Objective :: The data below should be restated word for word, with every picture omitted.

Source data ::

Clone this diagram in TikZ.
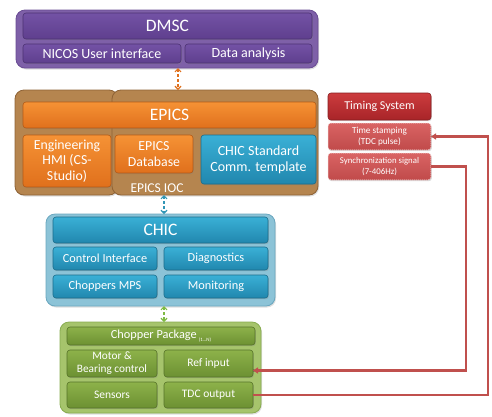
\documentclass[tikz,border=0pt]{standalone}
\usepackage{fontspec}
\setmainfont{Carlito}
\usetikzlibrary{arrows.meta,shadows}
\definecolor{purpO}{HTML}{7E60A8}
\definecolor{purpOB}{HTML}{6A4C94}
\definecolor{purpT}{HTML}{7352A5}
\definecolor{purpB}{HTML}{5F3F8E}
\definecolor{tanO}{HTML}{B5854F}
\definecolor{tanB}{HTML}{8E6235}
\definecolor{orT}{HTML}{F59235}
\definecolor{orB}{HTML}{E0701C}
\definecolor{blT}{HTML}{3AB0D6}
\definecolor{blB}{HTML}{2187AE}
\definecolor{blO}{HTML}{8CC3D7}
\definecolor{blOB}{HTML}{6AA7BF}
\definecolor{grO}{HTML}{A6C46C}
\definecolor{grOB}{HTML}{88AC50}
\definecolor{grT}{HTML}{8DB24A}
\definecolor{grB}{HTML}{6C9032}
\definecolor{rdT}{HTML}{CC3C3E}
\definecolor{rdB}{HTML}{A82428}
\definecolor{rsT}{HTML}{D96464}
\definecolor{rsB}{HTML}{C04A4A}
\definecolor{rline}{HTML}{C0504D}
\newcommand\mybox[7]{\node[#2, minimum width={(#5-#3)*1pt}, minimum height={(#6-#4)*1pt}] (#1) at ({(#3+#5)/2},{(#4+#6)/2}) {#7};}
\tikzset{
  base/.style={inner sep=0pt, outer sep=0pt, align=center, text=white},
  outer/.style={base, rounded corners=9pt, line width=0.8pt, drop shadow={opacity=0.25, shadow xshift=1pt, shadow yshift=-1.5pt}},
  inner/.style={base, rounded corners=3pt, line width=0.6pt, drop shadow={opacity=0.3, shadow xshift=0.8pt, shadow yshift=-1.2pt}},
  purpout/.style={outer, fill=purpO, draw=purpOB},
  purpin/.style={inner, top color=purpT, bottom color=purpB, draw=purpB!80!black},
  tanout/.style={outer, fill=tanO, draw=tanB},
  orin/.style={inner, top color=orT, bottom color=orB, draw=orB!80!black},
  blin/.style={inner, top color=blT, bottom color=blB, draw=blB!80!black},
  blout/.style={outer, fill=blO, draw=blOB},
  grout/.style={outer, fill=grO, draw=grOB},
  grin/.style={inner, top color=grT, bottom color=grB, draw=grB!80!black},
  rdin/.style={inner, top color=rdT, bottom color=rdB, draw=rdB!80!black},
  rsin/.style={inner, top color=rsT, bottom color=rsB, draw=white!85!rsB, dashed, dash pattern=on 1.2pt off 0.8pt},
  dbl/.style={dashed, line width=1.2pt, dash pattern=on 3pt off 2pt, {Straight Barb[length=3pt,width=6pt]}-{Straight Barb[length=3pt,width=6pt]}},
  rl/.style={line width=2.2pt, color=rline},
  rlsh/.style={line width=2.2pt, color=black, opacity=0.18},
  fH/.style={font=\fontsize{17.5}{19}\selectfont},
  fM/.style={font=\fontsize{14}{15.5}\selectfont},
  fS/.style={font=\fontsize{12.3}{14}\selectfont},
  fG/.style={font=\fontsize{11.5}{12.5}\selectfont},
}
\begin{document}
\begin{tikzpicture}[x=1pt,y=-1pt]
\useasboundingbox (0,0) rectangle (492,416);
% DMSC
\mybox{dmsc}{purpout}{16}{10}{318}{68}{}
\mybox{dmschead}{purpin, fH}{23}{13}{312}{39}{DMSC}
\mybox{nicos}{purpin, font=\fontsize{14}{15}\selectfont}{23}{44}{181}{63}{NICOS User interface}
\mybox{data}{purpin, font=\fontsize{14}{15}\selectfont}{185}{44}{312}{63}{Data analysis}
% EPICS
\mybox{epicsL}{tanout}{15}{90}{118}{195}{}
\mybox{epicsR}{tanout}{112}{90}{318}{195}{}
\mybox{epics}{orin, fH}{23}{102}{316}{128}{EPICS}
\mybox{hmi}{orin, font=\fontsize{13.8}{15.3}\selectfont}{23}{135}{111}{187}{Engineering\\HMI (CS-\\Studio)}
\mybox{db}{orin, font=\fontsize{13.8}{15.3}\selectfont}{115}{135}{193}{173}{EPICS\\Database}
\mybox{cst}{blin, font=\fontsize{14}{16}\selectfont}{201}{135}{316}{184}{CHIC Standard\\Comm. template}
\node[base, font=\fontsize{13.5}{15}\selectfont] (ioc) at (157,188.5) {EPICS IOC};
% Timing
\mybox{timing}{rdin, font=\fontsize{12}{13}\selectfont}{328}{93}{431}{120}{Timing System}
\mybox{tstamp}{rsin, font=\fontsize{9.2}{10.5}\selectfont}{328}{123}{431}{150}{Time stamping\\(TDC pulse)}
\mybox{sync}{rsin, font=\fontsize{8.8}{10.5}\selectfont}{328}{153}{431}{180}{Synchronization signal\\(7-406Hz)}
% CHIC
\mybox{chic}{blout}{46}{214}{275}{306}{}
\mybox{chichead}{blin, fH}{53}{217}{268}{243}{CHIC}
\mybox{ci}{blin, fS}{53}{247}{157}{270}{Control Interface}
\mybox{diag}{blin, fS}{164}{247}{268}{270}{Diagnostics}
\mybox{mps}{blin, fS}{53}{275}{157}{298}{Choppers MPS}
\mybox{mon}{blin, fS}{164}{275}{268}{298}{Monitoring}
% Chopper package
\mybox{cp}{grout}{60}{322}{261}{413}{}
\mybox{cphead}{grin, font=\fontsize{12.3}{13}\selectfont}{67}{327}{255}{345}{Chopper Package\,{\fontsize{5}{5}\selectfont\raisebox{-3pt}{(1…N)}}}
\mybox{motor}{grin, font=\fontsize{11.3}{12.8}\selectfont}{67}{350}{157}{377}{Motor \&\\Bearing control}
\mybox{ref}{grin, fG}{164}{350}{253}{377}{Ref input}
\mybox{sens}{grin, fG}{67}{382}{157}{408}{Sensors}
\mybox{tdc}{grin, fG}{164}{382}{253}{408}{TDC output}
% dashed double arrows
\coordinate (ax1) at (178,0);
\coordinate (ax2) at (164,0);
\draw[dbl, color=orB] (dmsc.south -| ax1) -- (epicsR.north -| ax1);
\draw[dbl, color=blT!85!black] (epicsR.south -| ax2) -- (chic.north -| ax2);
\draw[dbl, color=grT!90!green] (chic.south -| ax2) -- (cp.north -| ax2);
% red lines
\coordinate (v1) at (466,0);
\coordinate (v2) at (488,0);
\begin{scope}[shift={(1.2,1.5)}]
\draw[rlsh] (sync.east) -- (sync.east -| v1) -- ([yshift=-7pt]ref.east -| v1) -- ([yshift=-7pt]ref.east);
\draw[rlsh] (tdc.east) -- (tdc.east -| v2) -- (tstamp.east -| v2) -- (tstamp.east);
\end{scope}
\draw[rl, -{Triangle[length=5pt,width=6pt]}] (sync.east) -- (sync.east -| v1) -- ([yshift=-7pt]ref.east -| v1) -- ([yshift=-7pt]ref.east);
\draw[rl, -{Triangle[length=5pt,width=6pt]}] (tdc.east) -- (tdc.east -| v2) -- (tstamp.east -| v2) -- (tstamp.east);
\end{tikzpicture}
\end{document}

Result for this exercise ::
Clone this diagram in TikZ.
\documentclass[tikz,border=0pt]{standalone}
\usepackage{fontspec}
\setmainfont{Carlito}
\usetikzlibrary{arrows.meta,shadows}
\definecolor{purpO}{HTML}{7E60A8}
\definecolor{purpOB}{HTML}{6A4C94}
\definecolor{purpT}{HTML}{7352A5}
\definecolor{purpB}{HTML}{5F3F8E}
\definecolor{tanO}{HTML}{B5854F}
\definecolor{tanB}{HTML}{8E6235}
\definecolor{orT}{HTML}{F59235}
\definecolor{orB}{HTML}{E0701C}
\definecolor{blT}{HTML}{3AB0D6}
\definecolor{blB}{HTML}{2187AE}
\definecolor{blO}{HTML}{8CC3D7}
\definecolor{blOB}{HTML}{6AA7BF}
\definecolor{grO}{HTML}{A6C46C}
\definecolor{grOB}{HTML}{88AC50}
\definecolor{grT}{HTML}{8DB24A}
\definecolor{grB}{HTML}{6C9032}
\definecolor{rdT}{HTML}{CC3C3E}
\definecolor{rdB}{HTML}{A82428}
\definecolor{rsT}{HTML}{D96464}
\definecolor{rsB}{HTML}{C04A4A}
\definecolor{rline}{HTML}{C0504D}
\newcommand\mybox[7]{\node[#2, minimum width={(#5-#3)*1pt}, minimum height={(#6-#4)*1pt}] (#1) at ({(#3+#5)/2},{(#4+#6)/2}) {#7};}
\tikzset{
  base/.style={inner sep=0pt, outer sep=0pt, align=center, text=white},
  outer/.style={base, rounded corners=9pt, line width=0.8pt, drop shadow={opacity=0.25, shadow xshift=1pt, shadow yshift=-1.5pt}},
  inner/.style={base, rounded corners=3pt, line width=0.6pt, drop shadow={opacity=0.3, shadow xshift=0.8pt, shadow yshift=-1.2pt}},
  purpout/.style={outer, fill=purpO, draw=purpOB},
  purpin/.style={inner, top color=purpT, bottom color=purpB, draw=purpB!80!black},
  tanout/.style={outer, fill=tanO, draw=tanB},
  orin/.style={inner, top color=orT, bottom color=orB, draw=orB!80!black},
  blin/.style={inner, top color=blT, bottom color=blB, draw=blB!80!black},
  blout/.style={outer, fill=blO, draw=blOB},
  grout/.style={outer, fill=grO, draw=grOB},
  grin/.style={inner, top color=grT, bottom color=grB, draw=grB!80!black},
  rdin/.style={inner, top color=rdT, bottom color=rdB, draw=rdB!80!black},
  rsin/.style={inner, top color=rsT, bottom color=rsB, draw=white!85!rsB, dashed, dash pattern=on 1.2pt off 0.8pt},
  dbl/.style={dashed, line width=1.2pt, dash pattern=on 3pt off 2pt, {Straight Barb[length=3pt,width=6pt]}-{Straight Barb[length=3pt,width=6pt]}},
  rl/.style={line width=2.2pt, color=rline},
  rlsh/.style={line width=2.2pt, color=black, opacity=0.18},
  fH/.style={font=\fontsize{17.5}{19}\selectfont},
  fM/.style={font=\fontsize{14}{15.5}\selectfont},
  fS/.style={font=\fontsize{12.3}{14}\selectfont},
  fG/.style={font=\fontsize{11.5}{12.5}\selectfont},
}
\begin{document}
\begin{tikzpicture}[x=1pt,y=-1pt]
\useasboundingbox (0,0) rectangle (492,416);
% DMSC
\mybox{dmsc}{purpout}{16}{10}{318}{68}{}
\mybox{dmschead}{purpin, fH}{23}{13}{312}{39}{DMSC}
\mybox{nicos}{purpin, font=\fontsize{14}{15}\selectfont}{23}{44}{181}{63}{NICOS User interface}
\mybox{data}{purpin, font=\fontsize{14}{15}\selectfont}{185}{44}{312}{63}{Data analysis}
% EPICS
\mybox{epicsL}{tanout}{15}{90}{118}{195}{}
\mybox{epicsR}{tanout}{112}{90}{318}{195}{}
\mybox{epics}{orin, fH}{23}{102}{316}{128}{EPICS}
\mybox{hmi}{orin, font=\fontsize{13.8}{15.3}\selectfont}{23}{135}{111}{187}{Engineering\\HMI (CS-\\Studio)}
\mybox{db}{orin, font=\fontsize{13.8}{15.3}\selectfont}{115}{135}{193}{173}{EPICS\\Database}
\mybox{cst}{blin, font=\fontsize{14}{16}\selectfont}{201}{135}{316}{184}{CHIC Standard\\Comm. template}
\node[base, font=\fontsize{13.5}{15}\selectfont] (ioc) at (157,188.5) {EPICS IOC};
% Timing
\mybox{timing}{rdin, font=\fontsize{12}{13}\selectfont}{328}{93}{431}{120}{Timing System}
\mybox{tstamp}{rsin, font=\fontsize{9.2}{10.5}\selectfont}{328}{123}{431}{150}{Time stamping\\(TDC pulse)}
\mybox{sync}{rsin, font=\fontsize{8.8}{10.5}\selectfont}{328}{153}{431}{180}{Synchronization signal\\(7-406Hz)}
% CHIC
\mybox{chic}{blout}{46}{214}{275}{306}{}
\mybox{chichead}{blin, fH}{53}{217}{268}{243}{CHIC}
\mybox{ci}{blin, fS}{53}{247}{157}{270}{Control Interface}
\mybox{diag}{blin, fS}{164}{247}{268}{270}{Diagnostics}
\mybox{mps}{blin, fS}{53}{275}{157}{298}{Choppers MPS}
\mybox{mon}{blin, fS}{164}{275}{268}{298}{Monitoring}
% Chopper package
\mybox{cp}{grout}{60}{322}{261}{413}{}
\mybox{cphead}{grin, font=\fontsize{12.3}{13}\selectfont}{67}{327}{255}{345}{Chopper Package\,{\fontsize{5}{5}\selectfont\raisebox{-3pt}{(1…N)}}}
\mybox{motor}{grin, font=\fontsize{11.3}{12.8}\selectfont}{67}{350}{157}{377}{Motor \&\\Bearing control}
\mybox{ref}{grin, fG}{164}{350}{253}{377}{Ref input}
\mybox{sens}{grin, fG}{67}{382}{157}{408}{Sensors}
\mybox{tdc}{grin, fG}{164}{382}{253}{408}{TDC output}
% dashed double arrows
\coordinate (ax1) at (178,0);
\coordinate (ax2) at (164,0);
\draw[dbl, color=orB] (dmsc.south -| ax1) -- (epicsR.north -| ax1);
\draw[dbl, color=blT!85!black] (epicsR.south -| ax2) -- (chic.north -| ax2);
\draw[dbl, color=grT!90!green] (chic.south -| ax2) -- (cp.north -| ax2);
% red lines
\coordinate (v1) at (466,0);
\coordinate (v2) at (488,0);
\begin{scope}[shift={(1.2,1.5)}]
\draw[rlsh] (sync.east) -- (sync.east -| v1) -- ([yshift=-7pt]ref.east -| v1) -- ([yshift=-7pt]ref.east);
\draw[rlsh] (tdc.east) -- (tdc.east -| v2) -- (tstamp.east -| v2) -- (tstamp.east);
\end{scope}
\draw[rl, -{Triangle[length=5pt,width=6pt]}] (sync.east) -- (sync.east -| v1) -- ([yshift=-7pt]ref.east -| v1) -- ([yshift=-7pt]ref.east);
\draw[rl, -{Triangle[length=5pt,width=6pt]}] (tdc.east) -- (tdc.east -| v2) -- (tstamp.east -| v2) -- (tstamp.east);
\end{tikzpicture}
\end{document}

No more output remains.